Da architetto, terapeuta, giardiniera e semplice essere umano, Ruth Ammann mi sta guidando alla scoperta di territori solo apparentemente distanti. Parla di giardini reali, di giardini dell’anima, di simboli e archetipi. E perciò di mito e di fiabe. Racconta esperienze personali. Per un certo tipo di approccio mi ricorda la Clarissa Pinkola Estés di Donne che corrono coi lupi. Però il suo alveo culturale è un altro. Dalla lettura del suo bellissimo testo (a tutte le ore del giorno e talvolta anche della notte) scaturiscono nuovi pensieri.

Capisco che uno dei cuori del libro è per me il tema delle “immagini interiori”. Pulsa in modo irregolare finché dura il racconto, ma la sua potenza è tale da farmi fare un balzo in avanti nella comprensione del mio “giardino”.

Secondo la Ammann, il tipo di immagine che definisce la nostra vita sarebbe di fondamentale importanza. Immagini interiori positive sono in grado di sostenerci lungo tutto il cammino della nostra esistenza. Immagini interiori negative possono precipitarci nella disperazione e nella depressione. Niente di nuovo sotto il sole. Ma stavolta la tesi dell’analista svizzera è sostenuta anche dalla neurobiologia − il riferimento è a Gerald Hüther, docente appunto di neurobiologia alla Clinica psichiatrica dell’Università di Gottinga e al suo Die Macht der inneren Bilder [Il potere delle immagini interiori, 2004].

Il giardino concreto, quello dove mi rompo la schiena di giorno, che di sera prima di andare a dormire contemplo illuminato dalla luna, varrebbe da millenni, secondo la Ammann, «come fonte di energia, di speranza, di eros». Sarebbe «il vaso alchemico in cui confluiscono e si uniscono gli elementi più diversi e opposti», «il luogo intermedio tra la coscienza dell’uomo e la sua natura inconscia», il posto dove quest’ultima «può essere resa conscia, trasformata e perciò coltivata».

Le immagini positive…

Servendomi di quattro paletti e un rocchetto di spago traccio un quadrilatero al centro del mio giardino. Creo un recinto ideale entro il quale le streghe «cavalcatrici di steccati» non possano entrare. L’effimera forma geometrica delimita confini che mi riprometto di proteggere attraverso la magia di una qualche offerta − imparo infatti dalla Ammann che a partire dal Paradiso «all’interno del muro si trova un luogo particolarmente sacro, ossia l’Eden, il giardino della beatitudine», e che da sempre esistono «innumerevoli rituali a protezione delle recinzioni».

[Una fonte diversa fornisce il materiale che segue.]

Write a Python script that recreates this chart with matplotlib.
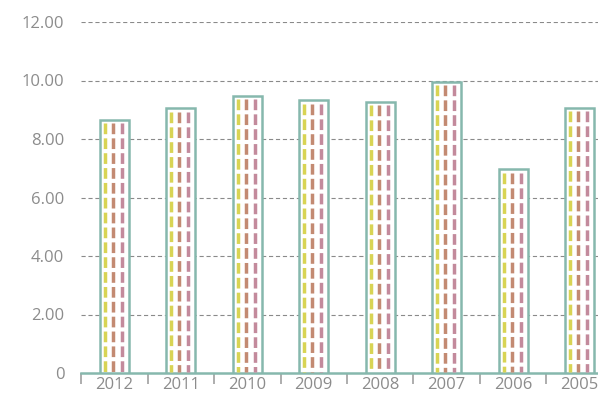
import matplotlib
matplotlib.use("Agg")
import matplotlib.pyplot as plt
import numpy as np

plt.rcParams['font.family'] = ['Open Sans', 'DejaVu Sans']
plt.rcParams['lines.scale_dashes'] = False

years = ['2012', '2011', '2010', '2009', '2008', '2007', '2006', '2005']
values = [8.65, 9.05, 9.48, 9.33, 9.27, 9.95, 6.97, 9.07]
yticks = [0, 2, 4, 6, 8, 10, 12]
ytick_labels = ['0', '2.00', '4.00', '6.00', '8.00', '10.00', '12.00']

fig = plt.figure(figsize=(5.98, 4.01), dpi=100)
ax = fig.add_axes([81/598, 1 - 373/401, 532/598, (373 - 22)/401])

x = np.arange(len(years))
bw = 0.44
ax.set_ylim(0, 12)
ax.set_xlim(-0.5, len(years) - 0.5)

for yv in yticks[1:]:
    ax.axhline(yv, color='#8a8a8a', lw=0.8, ls=(0, (3, 2)), zorder=1)

ax.bar(x, values, width=bw, facecolor='white', edgecolor='#86b8ad', linewidth=1.8, zorder=3)

colors = ['#d8d454', '#c38a72', '#c38a9c']
offs = [-0.145, -0.025, 0.115]
for xi, v in zip(x, values):
    for c, o in zip(colors, offs):
        ax.plot([xi + o, xi + o], [v - 0.12, 0.05], color=c, lw=2.5,
                ls=(0, (7.7, 3.0)), solid_capstyle='butt', dash_capstyle='butt', zorder=4)

for s in ['top', 'right', 'left']:
    ax.spines[s].set_visible(False)
ax.spines['bottom'].set_color('#86b8ad')
ax.spines['bottom'].set_linewidth(1.8)

ax.set_yticks(yticks)
ax.set_yticklabels(ytick_labels)
ax.tick_params(axis='y', length=0, pad=12, labelsize=12, labelcolor='#8c8c8c')

ax.set_xticks(x)
ax.set_xticklabels(years)
ax.tick_params(axis='x', which='major', length=0, pad=3, labelsize=12, labelcolor='#8c8c8c')
ax.set_xticks(np.arange(len(years) + 1) - 0.5, minor=True)
ax.tick_params(axis='x', which='minor', length=8, width=1.2, color='#a0a0a0', direction='out')

fig.savefig('out.png', dpi=100)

I giorni si susseguono ancora, come sempre, nel silenzio dei boschi. Le mie «mani creative» sono instancabili. Immagini positive per il giardino interiore e per quello reale, di fronte a casa, prendono forma lentamente ma senza sosta. 

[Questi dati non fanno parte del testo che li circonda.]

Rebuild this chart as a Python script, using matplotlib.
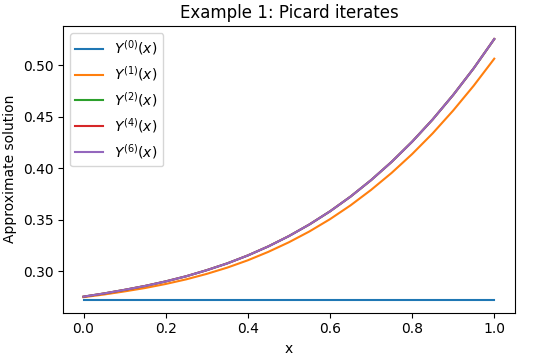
import numpy as np
import matplotlib
matplotlib.use("Agg")
import matplotlib.pyplot as plt

x = [0.00, 0.05, 0.10, 0.15, 0.20, 0.25, 0.30, 0.35, 0.40, 0.45, 0.50,
     0.55, 0.60, 0.65, 0.70, 0.75, 0.80, 0.85, 0.90, 0.95, 1.00]

y0 = [0.2727] * 21
y1 = [0.2750, 0.2776, 0.2806, 0.2839, 0.2878, 0.2923, 0.2976, 0.3037, 0.3108, 0.3190, 0.3283,
      0.3388, 0.3507, 0.3641, 0.3791, 0.3956, 0.4139, 0.4340, 0.4562, 0.4803, 0.5065]
y2 = [0.2755, 0.2786, 0.2821, 0.2859, 0.2903, 0.2953, 0.3012, 0.3078, 0.3155, 0.3243, 0.3343,
      0.3456, 0.3583, 0.3726, 0.3886, 0.4063, 0.4259, 0.4475, 0.4713, 0.4972, 0.5255]
y4 = [0.2755, 0.2786, 0.2821, 0.2859, 0.2903, 0.2953, 0.3012, 0.3078, 0.3155, 0.3243, 0.3343,
      0.3456, 0.3583, 0.3726, 0.3886, 0.4063, 0.4259, 0.4475, 0.4713, 0.4972, 0.5256]
y6 = [0.2755, 0.2786, 0.2821, 0.2859, 0.2903, 0.2953, 0.3012, 0.3078, 0.3155, 0.3243, 0.3343,
      0.3456, 0.3583, 0.3726, 0.3886, 0.4063, 0.4259, 0.4475, 0.4713, 0.4972, 0.5256]

series = [(0, y0), (1, y1), (2, y2), (4, y4), (6, y6)]

fig = plt.figure(figsize=(5.5, 3.56), dpi=100)
ax = fig.add_axes([0.1145, 0.122, 0.8215, 0.805])

for k, ys in series:
    ax.plot(x, ys, label=f"$Y^{{({k})}}(x)$")

ax.set_xlabel("x")
ax.set_ylabel("Approximate solution")
ax.set_title("Example 1: Picard iterates")
ax.legend(loc="upper left")

fig.savefig("out.png", dpi=100)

«Se osservate con precisione, la pianta indesiderata o le terribili paure ci diverranno a poco a poco familiari, perdendo così il potere che esercitano su di noi.»

Le parole di Ruth Ammann sono un balsamo. Consolano e restituiscono fiducia. 

Da ossessione, la gramigna diventa finalmente benedizione.

 

Ruth Ammann, Il Giardino come spazio interiore, Coll. Oltre i giardini – Torino, Bollati Boringhieri, 2008, pp. 152. (Titolo originale: Von Garten und Zwischenwelten; trad. it. a cura di Maria Anna Massimello.)

In copertina: Camille Pissarro, Matinée d’Automne, Femme dans un Verger, Eragny (Orsay) [Detail], 1897.